Provided data:
----
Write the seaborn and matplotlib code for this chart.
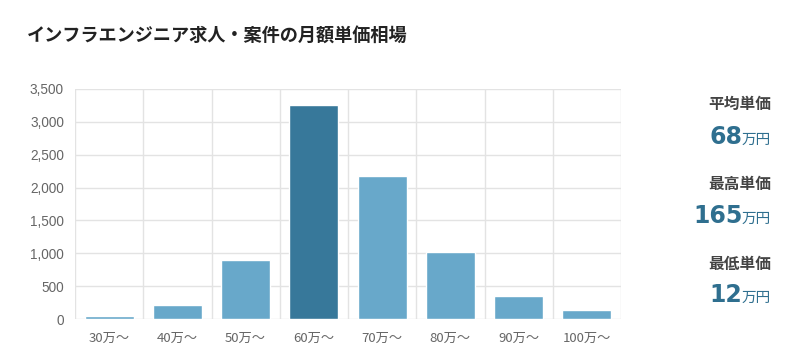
import matplotlib
matplotlib.use("Agg")
import matplotlib.pyplot as plt
import seaborn as sns
import numpy as np
from matplotlib.ticker import FuncFormatter, FixedLocator

categories = ["30万～", "40万～", "50万～", "60万～", "70万～", "80万～", "90万～", "100万～"]
counts = [50, 220, 900, 3250, 2170, 1015, 350, 145]
highlight = "60万～"
title = "インフラエンジニア求人・案件の月額単価相場"
stat_labels = ["平均単価", "最高単価", "最低単価"]
stat_values = ["68", "165", "12"]
stat_unit = "万円"

LIGHT = "#68a8ca"
DARK = "#37789a"
NUM = "#2f6f8f"
GRID = "#e3e3e3"

sns.set_theme(style="white")
plt.rcParams["font.family"] = ["Noto Sans CJK JP", "DejaVu Sans"]

fig = plt.figure(figsize=(8, 3.56), dpi=100)
ax = fig.add_axes([75/800, 1-319.3/356, (621-75)/800, (319.3-88.7)/356])

palette = {c: (DARK if c == highlight else LIGHT) for c in categories}
sns.barplot(x=categories, y=counts, hue=categories, palette=palette, legend=False,
            width=0.72, saturation=1, ax=ax, zorder=3)

ax.set_ylim(0, 3500)
ax.set_xlim(-0.5, len(categories) - 0.5)
ax.set_yticks(np.arange(0, 3501, 500))
ax.yaxis.set_major_formatter(FuncFormatter(lambda v, p: f"{int(v):,}"))
ax.xaxis.set_minor_locator(FixedLocator(np.arange(-0.5, len(categories), 1.0)))
ax.grid(axis="y", which="major", color=GRID, linewidth=1, zorder=0)
ax.grid(axis="x", which="minor", color=GRID, linewidth=1, zorder=0)
ax.grid(axis="x", which="major", visible=False)
for s in ax.spines.values():
    s.set_visible(False)
ax.tick_params(axis="x", which="major", length=0, pad=9, labelsize=9.5, labelcolor="#666666")
ax.tick_params(axis="x", which="minor", length=5.5, width=1, color=GRID)
ax.tick_params(axis="y", length=0, pad=8, labelsize=9.8, labelcolor="#666666")
for lab in ax.get_yticklabels():
    lab.set_family(["Liberation Sans", "Noto Sans CJK JP"])
ax.set_xlabel("")
ax.set_ylabel("")

fig.text(27/800, 1-36/356, title, fontsize=13.1, fontweight="bold", color="#222222",
         va="center", ha="left")

label_y = [104, 184, 264.5]
value_y = [144.3, 223, 302]
renderer = fig.canvas.get_renderer()
for lab, val, ly, vy in zip(stat_labels, stat_values, label_y, value_y):
    fig.text(771/800, 1-ly/356, lab, fontsize=11.3, fontweight="bold", color="#444444",
             ha="right", va="center")
    u = fig.text(771/800, 1-vy/356, stat_unit, fontsize=10.5, color=NUM,
                 ha="right", va="baseline")
    bb = u.get_window_extent(renderer)
    fig.text((bb.x0 + 0.5)/800, 1-vy/356, val, fontsize=17, fontweight="bold", color=NUM,
             ha="right", va="baseline", family=["DejaVu Sans"])

fig.savefig("out.png", dpi=100, facecolor="white")
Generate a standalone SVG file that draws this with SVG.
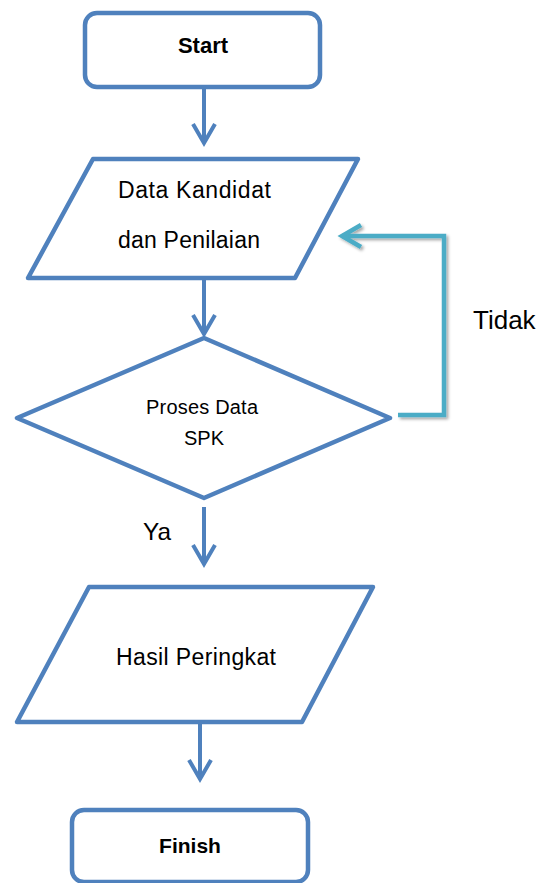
<svg xmlns="http://www.w3.org/2000/svg" width="539" height="883" viewBox="0 0 539 883">
<style>
.shape{fill:#ffffff;stroke:#4F81BD;stroke-width:4.5;stroke-linejoin:round}
.conn{fill:none;stroke:#4F81BD;stroke-width:4}
.loop{fill:none;stroke:#4BACC6;stroke-width:4.5;filter:url(#sh)}
.t{font-family:"Liberation Sans",Arial,sans-serif;fill:#000000}
.b{font-weight:bold}
</style>
<defs>
<filter id="sh" x="-20%" y="-20%" width="140%" height="140%">
<feDropShadow dx="2" dy="2" stdDeviation="1.5" flood-color="#000000" flood-opacity="0.35"/>
</filter>
<marker id="ah" markerUnits="userSpaceOnUse" viewBox="-24 -15 28 30" refX="0" refY="0" markerWidth="28" markerHeight="30" orient="auto" overflow="visible">
<path d="M-19,-11 L0,0 L-19,11" fill="none" stroke="#4F81BD" stroke-width="4" stroke-linejoin="miter"/>
</marker>
<marker id="ahT" markerUnits="userSpaceOnUse" viewBox="-24 -15 28 30" refX="0" refY="0" markerWidth="28" markerHeight="30" orient="auto" overflow="visible">
<path d="M-19,-11 L0,0 L-19,11" fill="none" stroke="#4BACC6" stroke-width="4.5" stroke-linejoin="miter"/>
</marker>
</defs>
<rect width="539" height="883" fill="#ffffff"/>
<g id="connectors">
<path class="conn" d="M204,87 L204,143" marker-end="url(#ah)"/>
<path class="conn" d="M204,278 L204,334" marker-end="url(#ah)"/>
<path class="conn" d="M204,507 L204,564" marker-end="url(#ah)"/>
<path class="conn" d="M200,723 L200,779" marker-end="url(#ah)"/>
<path class="loop" d="M398,415 L444,415 L444,236 L342,236" marker-end="url(#ahT)"/>
<text class="t" x="473" y="329" font-size="26">Tidak</text>
<text class="t" x="143" y="540" font-size="24" textLength="28" lengthAdjust="spacingAndGlyphs">Ya</text>
</g>
<g id="start">
<rect class="shape" x="85" y="13" width="235" height="74" rx="12"/>
<text class="t b" x="203" y="53" font-size="22" text-anchor="middle">Start</text>
</g>
<g id="input-data">
<polygon class="shape" points="93,159 358,159 295,278 28,278"/>
<text class="t" x="118" y="198" font-size="23" textLength="153" lengthAdjust="spacing">Data Kandidat</text>
<text class="t" x="118" y="248" font-size="23" textLength="142" lengthAdjust="spacing">dan Penilaian</text>
</g>
<g id="decision">
<polygon class="shape" points="204,338 390,418 204,498 17,418"/>
<text class="t" x="146" y="414" font-size="20" textLength="112" lengthAdjust="spacing">Proses Data</text>
<text class="t" x="204" y="445" font-size="20" text-anchor="middle">SPK</text>
</g>
<g id="output">
<polygon class="shape" points="89,587 373,587 302,722 17,722"/>
<text class="t" x="116" y="665" font-size="23" textLength="160" lengthAdjust="spacing">Hasil Peringkat</text>
</g>
<g id="finish">
<rect class="shape" x="72" y="810" width="236" height="72" rx="12"/>
<text class="t b" x="190" y="853" font-size="21" text-anchor="middle">Finish</text>
</g>
</svg>
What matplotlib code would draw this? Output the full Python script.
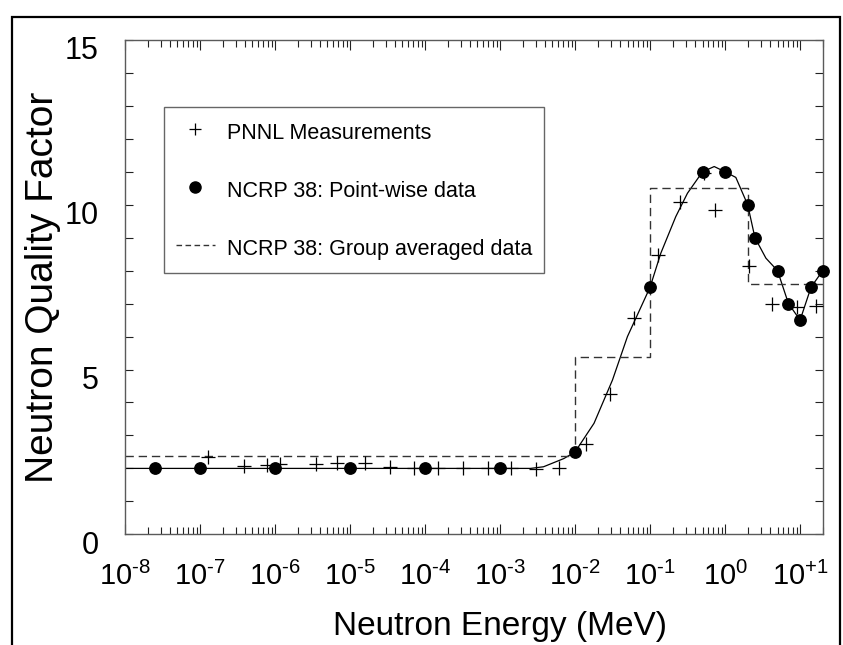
import matplotlib
matplotlib.use("Agg")
import matplotlib.pyplot as plt
import matplotlib.transforms as mtransforms
from matplotlib.lines import Line2D
from matplotlib.patches import Rectangle
from matplotlib.ticker import FixedLocator, LogLocator, NullFormatter

plt.rcParams["font.family"] = ["Liberation Sans", "DejaVu Sans"]
plt.rcParams["mathtext.fontset"] = "custom"
plt.rcParams["mathtext.rm"] = "Liberation Sans"
plt.rcParams["mathtext.it"] = "Liberation Sans:italic"
plt.rcParams["mathtext.bf"] = "Liberation Sans:bold"

# PNNL measurements (energy in MeV)
pnnl_energy = [1.27e-7, 3.9e-7, 7.8e-7, 1.17e-6, 3.55e-6, 6.7e-6, 1.6e-5, 3.4e-5,
               7.1e-5, 1.5e-4, 3.2e-4, 6.8e-4, 1.42e-3, 3.0e-3, 6.1e-3, 1.38e-2,
               2.9e-2, 6.1e-2, 0.126, 0.25, 0.52, 0.73, 2.1, 4.2, 9.1, 16.3]
pnnl_q = [2.35, 2.07, 2.10, 2.14, 2.13, 2.17, 2.15, 2.05,
          2.02, 2.02, 2.02, 2.00, 2.00, 1.99, 2.00, 2.74,
          4.25, 6.56, 8.47, 10.07, 10.95, 9.84, 8.14, 6.98, 6.90, 6.94]

# NCRP 38 point-wise data
ncrp_energy = [2.5e-8, 1e-7, 1e-6, 1e-5, 1e-4, 1e-3, 1e-2, 1e-1,
               0.5, 1.0, 2.0, 2.5, 5.0, 7.0, 10.0, 14.0, 20.0]
ncrp_q = [2.0, 2.0, 2.0, 2.0, 2.0, 2.0, 2.5, 7.5,
          11.0, 11.0, 10.0, 9.0, 8.0, 7.0, 6.5, 7.5, 8.0]

# smooth curve through the point-wise data
curve_energy = [1e-8, 2.5e-8, 1e-7, 1e-6, 1e-5, 1e-4, 1e-3, 2.55e-3, 3.8e-3,
                7.1e-3, 1e-2, 1.79e-2, 3.15e-2, 4.99e-2, 0.1, 0.139, 0.22,
                0.315, 0.5, 0.716, 1.0, 1.39, 2.0, 2.5, 3.5, 5.0, 7.0, 10.0,
                14.0, 20.0]
curve_q = [2.0, 2.0, 2.0, 2.0, 2.0, 2.0, 2.0, 2.0, 2.05,
           2.3, 2.5, 3.37, 4.68, 6.0, 7.5, 8.53, 9.64,
           10.35, 11.0, 11.16, 11.0, 10.83, 10.0, 9.0, 8.38, 8.0, 7.0, 6.5,
           7.5, 8.0]

# NCRP 38 group averaged data (bin edges, value held to the next edge)
group_edges = [1e-8, 1e-2, 1e-1, 2.0, 20.0]
group_q = [2.38, 5.39, 10.5, 7.6, 7.6]

x_ticks = [1e-8, 1e-7, 1e-6, 1e-5, 1e-4, 1e-3, 1e-2, 1e-1, 1e0, 1e1]
x_tick_labels = [r"10$^{\text{-8}}$", r"10$^{\text{-7}}$", r"10$^{\text{-6}}$",
                 r"10$^{\text{-5}}$", r"10$^{\text{-4}}$", r"10$^{\text{-3}}$",
                 r"10$^{\text{-2}}$", r"10$^{\text{-1}}$", r"10$^{\text{0}}$",
                 r"10$^{\text{+1}}$"]
y_ticks = [0, 5, 10, 15]


def main():
    fig = plt.figure(figsize=(8.43, 6.45), dpi=100)
    ax = fig.add_axes([0.1483, 0.1716, 0.9759 - 0.1483, 0.938 - 0.1716])

    ax.plot(curve_energy, curve_q, color="black", lw=0.9, zorder=2)
    ax.plot(group_edges, group_q, drawstyle="steps-post", color="#333333",
            lw=1.0, linestyle=(0, (6, 3.5)), zorder=2)
    ax.plot(pnnl_energy, pnnl_q, linestyle="none", marker="+", ms=9.5, mew=0.9,
            color="black", zorder=3)
    ax.plot(ncrp_energy, ncrp_q, linestyle="none", marker="o", ms=8.2,
            color="black", clip_on=False, zorder=4)

    ax.set_xscale("log")
    ax.set_xlim(1e-8, 20)
    ax.set_ylim(0, 15)

    ax.xaxis.set_major_locator(FixedLocator(x_ticks))
    ax.set_xticklabels(x_tick_labels)
    ax.xaxis.set_minor_locator(LogLocator(base=10, subs=range(2, 10), numticks=50))
    ax.xaxis.set_minor_formatter(NullFormatter())
    ax.set_yticks(y_ticks)
    ax.yaxis.set_minor_locator(FixedLocator(range(0, 16)))

    for spine in ax.spines.values():
        spine.set_color("#5a5a5a")
        spine.set_linewidth(1.0)

    ax.tick_params(axis="both", which="both", direction="in", top=True,
                   right=True, color="#222222", width=0.8)
    ax.tick_params(axis="x", which="major", length=7, labelsize=21, pad=20)
    ax.tick_params(axis="x", which="minor", length=5)
    ax.tick_params(axis="y", which="both", length=6)
    ax.tick_params(axis="y", which="major", labelsize=22, pad=19)

    shift = mtransforms.ScaledTranslation(0, -8 / 100, fig.dpi_scale_trans)
    for label in ax.get_yticklabels():
        label.set_transform(label.get_transform() + shift)

    ax.set_xlabel("Neutron Energy (MeV)", fontsize=24)
    ax.set_ylabel("Neutron Quality Factor", fontsize=28)
    ax.xaxis.set_label_coords(0.537, -0.156)
    ax.yaxis.set_label_coords(-0.092, 0.5)

    handles = [
        Line2D([], [], linestyle="none", marker="+", ms=9, mew=0.9, color="black"),
        Line2D([], [], linestyle="none", marker="o", ms=8, color="black"),
        Line2D([], [], color="#333333", lw=1.0, linestyle=(0, (4, 2.5))),
    ]
    labels = ["PNNL Measurements", "NCRP 38: Point-wise data",
              "NCRP 38: Group averaged data"]
    legend = ax.legend(handles, labels, loc="upper left",
                       bbox_to_anchor=(0.056, 0.8645), fontsize=15.5,
                       frameon=True, fancybox=False, borderpad=0.55,
                       handleheight=1.55, labelspacing=1.43,
                       handlelength=1.8, handletextpad=0.55,
                       borderaxespad=0.0)
    frame = legend.get_frame()
    frame.set_edgecolor("#666666")
    frame.set_linewidth(1.0)
    frame.set_alpha(1.0)

    border = Rectangle((12 / 843, -0.05), (840 - 12) / 843, 1.05 - 17 / 645,
                       transform=fig.transFigure, fill=False, edgecolor="black",
                       linewidth=1.6, clip_on=False)
    fig.patches.append(border)

    fig.savefig("out.png", dpi=100)


if __name__ == "__main__":
    main()
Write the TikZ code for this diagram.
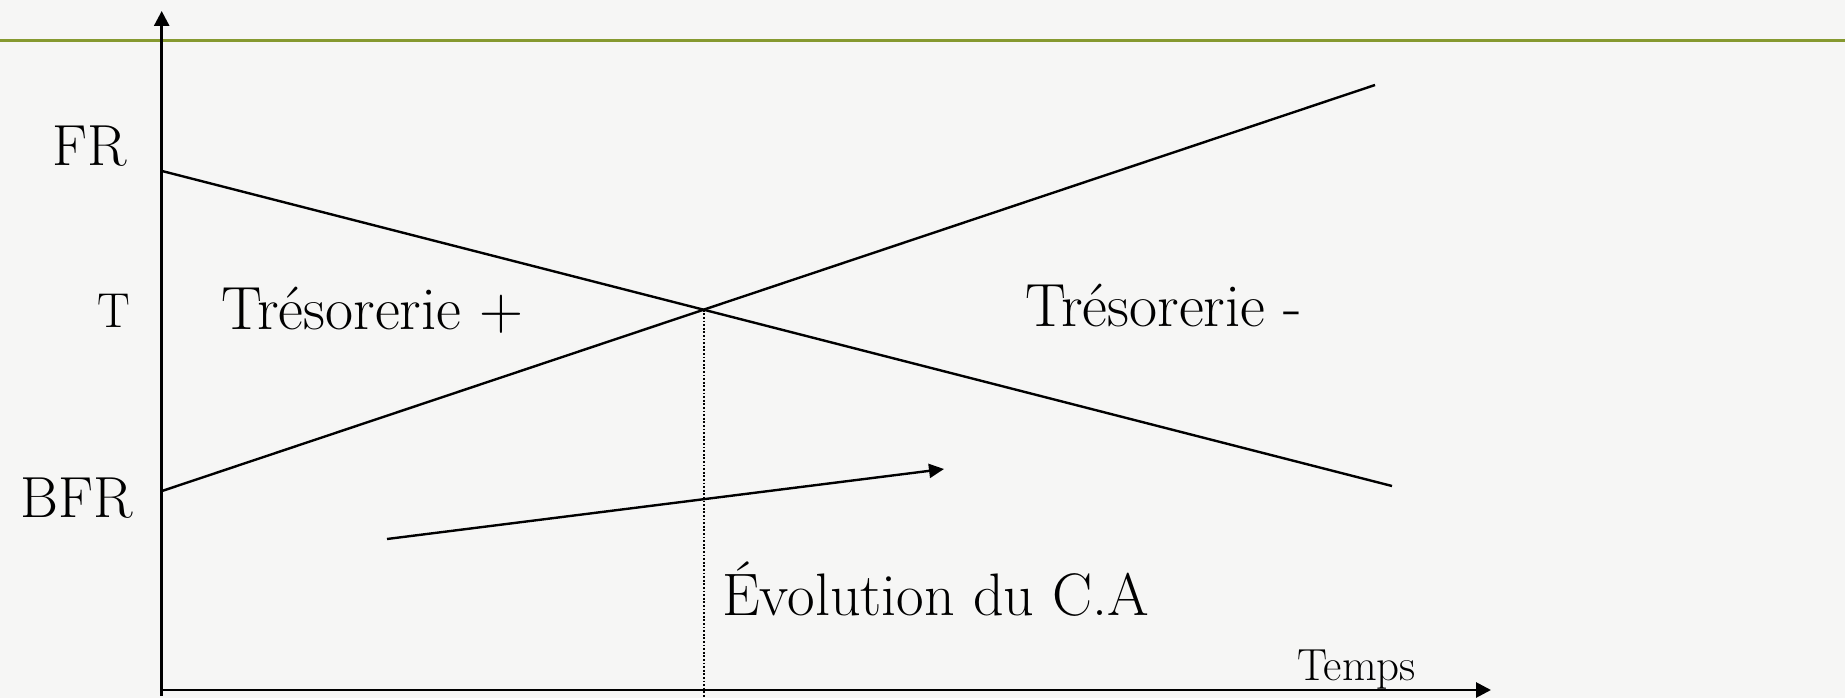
\documentclass[tikz,border=0pt]{standalone}
\usetikzlibrary{arrows.meta,intersections}
\definecolor{bgpaper}{RGB}{246,246,245}
\definecolor{olive}{RGB}{134,153,48}
\begin{document}
\begin{tikzpicture}[x=1pt,y=-1pt,
  axisline/.style={line width=2.8pt,-{Triangle[length=15pt,width=15pt]}},
  curve/.style={line width=2.4pt},
  lbl/.style={inner sep=0pt,anchor=base west,font=\fontsize{58}{64}\selectfont},
  dotline/.style={line width=2pt,dash pattern=on 1.8pt off 1.8pt}]
\fill[bgpaper] (0,0) rectangle (1845,698);
\useasboundingbox (0,0) rectangle (1845,698);
% green rule
\coordinate (gl) at (0,40.7);
\coordinate (gr) at (1845,40.7);
\draw[olive,line width=3.2pt] (gl) -- (gr);
% axes
\coordinate (ybot) at (161.7,696);
\coordinate (ytop) at (161.7,11);
\coordinate (xleft) at (161.7,690);
\coordinate (xright) at (1491,690);
\draw[axisline] (ybot) -- (ytop);
\draw[axisline] (xleft) -- (xright);
% lines
\coordinate (fr0) at (162,171);
\coordinate (fr1) at (1392,486);
\coordinate (bfr0) at (162,491);
\coordinate (bfr1) at (1375,85);
\draw[curve,name path=frline] (fr0) -- (fr1);
\draw[curve,name path=bfrline] (bfr0) -- (bfr1);
\path[name intersections={of=frline and bfrline,by=X}];
\coordinate (xbot) at (X |- 0,698);
\draw[dotline] (X) -- (xbot);
% CA arrow
\coordinate (ca0) at (387,539);
\coordinate (ca1) at (944,469);
\draw[curve,-{Triangle[length=15pt,width=14pt]}] (ca0) -- (ca1);
% labels
\node[lbl] (FR) at (52,166) {FR};
\node[lbl,font=\fontsize{49}{55}\selectfont] (T) at (97,327) {T};
\node[lbl] (BFR) at (20,517) {BFR};
\node[lbl,font=\fontsize{61}{67}\selectfont] (tp) at (221,329) {Trésorerie +};
\node[lbl,font=\fontsize{61}{67}\selectfont] (tm) at (1025,326) {Trésorerie -};
\node[lbl,font=\fontsize{60}{66}\selectfont] (ca) at (722,615) {Évolution du C.A};
\node[lbl,font=\fontsize{45}{51}\selectfont] (tps) at (1297,680) {Temps};
\end{tikzpicture}
\end{document}
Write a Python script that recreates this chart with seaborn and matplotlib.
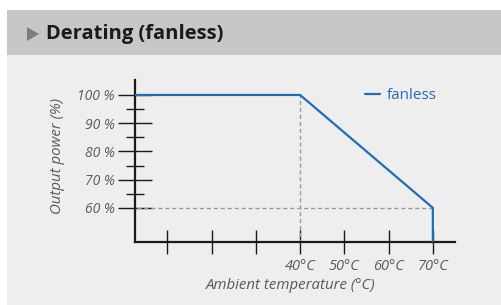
import matplotlib
matplotlib.use("Agg")
import matplotlib.pyplot as plt
import numpy as np
import pandas as pd
import seaborn as sns
from matplotlib.patches import Rectangle, Polygon

# data
temps = [0, 40, 70, 70]
power = [100, 100, 60, 0]
series = "fanless"
x_ticks = [10, 20, 30, 40, 50, 60, 70]
x_labels = ["", "", "", "40°C", "50°C", "60°C", "70°C"]
y_ticks = [60, 70, 80, 90, 100]
y_labels = ["60 %", "70 %", "80 %", "90 %", "100 %"]
y_minor = [65, 75, 85, 95]
knee_temp, knee_power = 40, 100
end_temp, end_power = 70, 60

sns.set_style("white")
plt.rcParams['font.family'] = ['Open Sans', 'DejaVu Sans']

blue = "#1f6db5"
gray_txt = "#5a5a5a"

fig = plt.figure(figsize=(5.01, 3.05), dpi=100)
W, H = 501, 305
fig.patch.set_facecolor("white")
# panel background + header band
fig.patches.append(Rectangle((7 / W, 0), 1, 295 / H, transform=fig.transFigure,
                             facecolor="#eeeeee", edgecolor="none", zorder=-2))
fig.patches.append(Rectangle((7 / W, (H - 55) / H), 1, 45 / H, transform=fig.transFigure,
                             facecolor="#c6c7c8", edgecolor="none", zorder=-2))
fig.patches.append(Polygon([[27 / W, (H - 27) / H], [27 / W, (H - 41) / H], [39 / W, (H - 34) / H]],
                           closed=True, transform=fig.transFigure, facecolor="#7d7d7d",
                           edgecolor="none", zorder=-1))
fig.text(46 / W, (H - 34) / H, "Derating (fanless)", fontsize=14.5, fontweight="bold",
         color="#1a1a1a", va="center", ha="left")

ax = fig.add_axes([135 / W, (H - 242) / H, 320 / W, 162 / H])
ax.set_zorder(5)
ax.set_facecolor("none")

df = pd.DataFrame({"temp": temps, "power": power})
sns.lineplot(data=df, x="temp", y="power", sort=False, estimator=None, color=blue,
             linewidth=1.6, ax=ax, zorder=3, label=series)

ax.plot([knee_temp, knee_temp], [0, knee_power], ls=(0, (3, 2)), color="#999999", lw=1, zorder=2)
ax.plot([0, end_temp], [end_power, end_power], ls=(0, (3, 2)), color="#999999", lw=1, zorder=2)

ax.set_xlim(2.7, 75)
ax.set_ylim(47.9, 105.3)

for s in ["top", "right"]:
    ax.spines[s].set_visible(False)
for s in ["left", "bottom"]:
    ax.spines[s].set_color("#1a1a1a")
    ax.spines[s].set_linewidth(1.6)

ax.set_xticks(x_ticks)
ax.set_xticklabels(x_labels, fontsize=10.5, style="italic", color=gray_txt)
ax.set_yticks(y_ticks)
ax.set_yticklabels(y_labels, fontsize=10, style="italic", color=gray_txt)
ax.set_yticks(y_minor, minor=True)
ax.tick_params(axis="x", bottom=True, direction="inout", length=17, width=1, color="#1a1a1a", pad=4)
ax.tick_params(axis="y", which="major", left=True, direction="inout", length=25, width=1,
               color="#1a1a1a", pad=2)
ax.tick_params(axis="y", which="minor", left=True, direction="inout", length=13, width=1,
               color="#1a1a1a")

ax.set_xlabel("Ambient temperature (°C)", fontsize=10.8, style="italic", color=gray_txt)
ax.set_ylabel("Output power (%)", fontsize=10.8, style="italic", color=gray_txt)
ax.yaxis.set_label_coords(-0.22, 0.53)
ax.xaxis.set_label_coords(0.4875, -0.225)

leg = ax.legend(loc="center left", bbox_to_anchor=(0.719, 0.905), frameon=False, fontsize=11,
                handlelength=1.0, handletextpad=0.4, borderpad=0, borderaxespad=0)
for t in leg.get_texts():
    t.set_color(blue)

fig.savefig("out.png", dpi=100, facecolor=fig.get_facecolor())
----
Work out how many lines of the listing above include the word "this". Reply with nothing but the count.

Final result: 5